Les syndicats dénoncent cette gestion et réclament la gratuité.
"Il s'agit d'un nouveau variant de cette maladie qui fait beaucoup de dégâts qui est plus dangereux que le précédent sérotype 8. On aimerait que la vaccination contre ce nouveau sérotype 8 soit prise en charge de manière identique au sérotype 3" réclame Philippe Babaudou, porte-parole de la Confédération paysanne 87.
La Haute-Vienne est le premier département en ovin viande en France avec 700 élevages et près de 200 000 brebis. La fédération départementale ovine, elle, réclame, si ce n'est la gratuité, du moins une prise en charge partielle de l'Etat.
"Je considère qu'un euro par vaccin, c'est un prix raisonnable. Au delà, les éleveurs n'iront pas" plaide Jean-François Dubaud, président de la fédération ovine départementale.
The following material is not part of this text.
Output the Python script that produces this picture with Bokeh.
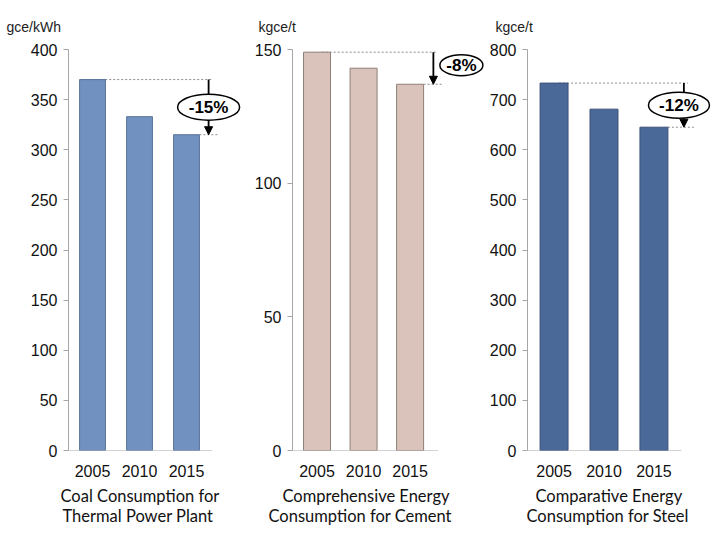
from bokeh.plotting import figure
from bokeh.layouts import row
from bokeh.models import (Range1d, FixedTicker, Label, Arrow, NormalHead,
                          ColumnDataSource, Title)
from bokeh.embed import file_html
from bokeh.resources import INLINE

years = ["2005", "2010", "2015"]

coal_values = [370, 333, 315]
cement_values = [149, 143, 137]
steel_values = [733, 681, 645]

coal_ticks = [0, 50, 100, 150, 200, 250, 300, 350, 400]
cement_ticks = [0, 50, 100, 150]
steel_ticks = [0, 100, 200, 300, 400, 500, 600, 700, 800]

units = ["gce/kWh", "kgce/t", "kgce/t"]
titles = [["Coal Consumption for", "Thermal Power Plant"],
          ["Comprehensive Energy", "Consumption for Cement"],
          ["Comparative Energy", "Consumption for Steel"]]
changes = ["-15%", "-8%", "-12%"]

AXIS_COLOR = "#A6A6A6"
TICK_FONT = "Liberation Sans"
TITLE_FONT = "Lato"

H = 540
TOP = 49
FRAME_H = 401
BOTTOM = H - TOP - FRAME_H
UNIT_STANDOFF = 29


def make_chart(values, ticks, unit, title_lines, change, fill, line,
               width, bl, br, xstart, xend, bar_w,
               unit_dx, title_dx, arrow_dx,
               ell_dx, ell_dy, ell_w, ell_h, baseline_end):
    ymax = ticks[-1]
    frame_w = width - bl - br
    ppu_x = frame_w / (xend - xstart)
    ppu_y = FRAME_H / ymax
    p = figure(width=width, height=H, output_backend="svg",
               toolbar_location=None, x_range=Range1d(xstart, xend),
               y_range=Range1d(0, ymax), min_border_left=bl,
               min_border_right=br, min_border_top=TOP,
               min_border_bottom=BOTTOM)
    p.outline_line_color = None
    p.grid.visible = False
    p.background_fill_color = "white"
    p.border_fill_color = "white"

    xs = list(range(len(values)))
    src = ColumnDataSource(dict(x=xs, top=values))

    # baseline under the bars
    p.segment(x0=[xstart], y0=[0], x1=[baseline_end], y1=[0],
              line_color=AXIS_COLOR, line_width=1.2)

    ax = xs[-1] + arrow_dx
    # dashed reference lines
    p.segment(x0=[xs[0] + 0.1], y0=[values[0]], x1=[ax + 0.08],
              y1=[values[0]], line_color="#8C8C8C", line_width=1,
              line_dash="2 2")
    p.segment(x0=[xs[-1] + bar_w / 2], y0=[values[-1]],
              x1=[ax + 0.2], y1=[values[-1]],
              line_color="#8C8C8C", line_width=1, line_dash="2 2")

    p.vbar(x="x", top="top", width=bar_w, source=src, fill_color=fill,
           line_color=line, line_width=1)

    p.add_layout(Arrow(end=NormalHead(size=8, fill_color="black",
                                      line_color="black"),
                       x_start=ax, y_start=values[0],
                       x_end=ax, y_end=values[-1],
                       line_color="black", line_width=1.8))

    ex = ax + ell_dx / ppu_x
    ey = (values[0] + values[-1]) / 2 + ell_dy / ppu_y
    r = p.ellipse(x=[ex], y=[ey], width=ell_w, height=ell_h,
                  width_units="screen", height_units="screen",
                  fill_color="white", line_color="black", line_width=1.5)
    r.level = "overlay"
    lab = Label(x=ex, y=ey, text=change,
                text_align="center", text_baseline="middle",
                text_font=TICK_FONT, text_font_size="17px",
                text_font_style="bold", text_color="black")
    lab.level = "overlay"
    p.add_layout(lab)

    # y axis
    ya = p.yaxis[0]
    ya.ticker = FixedTicker(ticks=ticks)
    ya.axis_line_color = AXIS_COLOR
    ya.major_tick_line_color = AXIS_COLOR
    ya.major_tick_out = 5
    ya.major_tick_in = 0
    ya.minor_tick_line_color = None
    ya.major_label_standoff = 6
    ya.major_label_text_font = TICK_FONT
    ya.major_label_text_font_size = "16px"
    ya.major_label_text_color = "#111111"

    # x axis
    xa = p.xaxis[0]
    xa.ticker = FixedTicker(ticks=xs)
    xa.major_label_overrides = {i: y for i, y in enumerate(years)}
    xa.axis_line_color = None
    xa.major_tick_line_color = None
    xa.major_tick_out = 0
    xa.major_tick_in = 0
    xa.minor_tick_line_color = None
    xa.major_label_standoff = 14
    xa.major_label_text_font = TICK_FONT
    xa.major_label_text_font_size = "16px"
    xa.major_label_text_color = "#111111"

    # unit label above
    p.add_layout(Title(text=unit, align="left", offset=unit_dx,
                       standoff=UNIT_STANDOFF, text_font=TICK_FONT,
                       text_font_size="14px", text_font_style="normal",
                       text_color="#222222"), "above")
    # titles under chart
    for i, t in enumerate(title_lines):
        ttl = Title(text=t, align="left", offset=title_dx[i], standoff=8,
                    text_font=TITLE_FONT, text_font_size="16.5px",
                    text_font_style="normal", text_color="#111111")
        if i > 0:
            try:
                ttl.standoff = -11
            except Exception:
                ttl.standoff = 0
        p.add_layout(ttl, "below")
    return p


p1 = make_chart(coal_values, coal_ticks, units[0], titles[0], changes[0],
                "#7191C0", "#5B739A", 247, 68, 6,
                -0.511, 3.17, 0.55,
                -62, [-8, -6], 0.47,
                0, 0, 62, 26, 2.55)
p2 = make_chart(cement_values, cement_ticks, units[1], titles[1], changes[1],
                "#D9C3BB", "#8E7E78", 239, 45, 1,
                -0.527, 3.62, 0.58,
                -34, [-10, -24], 0.5,
                28, 3, 43, 21, 2.6)
p3 = make_chart(steel_values, steel_ticks, units[2], titles[2], changes[2],
                "#4A6898", "#3A5278", 233, 38, 10,
                -0.532, 3.113, 0.56,
                -32, [8, -1], 0.6,
                -5, 0, 61, 26, 2.55)

layout = row(p1, p2, p3)
open("out.html", "w").write(file_html(layout, INLINE))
La mortalité, les avortements, les problèmes de fertilité engendrés par la FCO vont avoir un impact économique très lourd.
"On risque de manquer sérieusement d'agneaux français au printemps. Il y a eu de la mortalité dans les troupeaux, mais surtout ,ce qui nous fait peur, ce sont les problèmes de fertilité. Ces agneaux pas nés, ne seront pas vendus, il en manquera sur le marché français et il va y avoir un trou dans les trésoreries des exploitations".
Le premier ministre Michel Barnier a annoncé une aide de 75 millions. Sera-t-elle suffisante ? Les syndicats dénoncent déjà le recours à un fonds spécial dont le déclenchement est particulièrement long.
La situation évolue rapidement. Le premier cas du sérotype 3 est signalé en ce début de semaine en Corrèze. Pour le moment, 57% du cheptel ovin est vacciné contre la FCO 3 en Haute-Vienne. Sera-ce suffisant pour en limiter l'impact sachant qu'elle finira de toute manière par arriver ?
En attendant, tous attendent impatiemment les premières gelées pour stopper la progression du moucheron qui propage la maladie.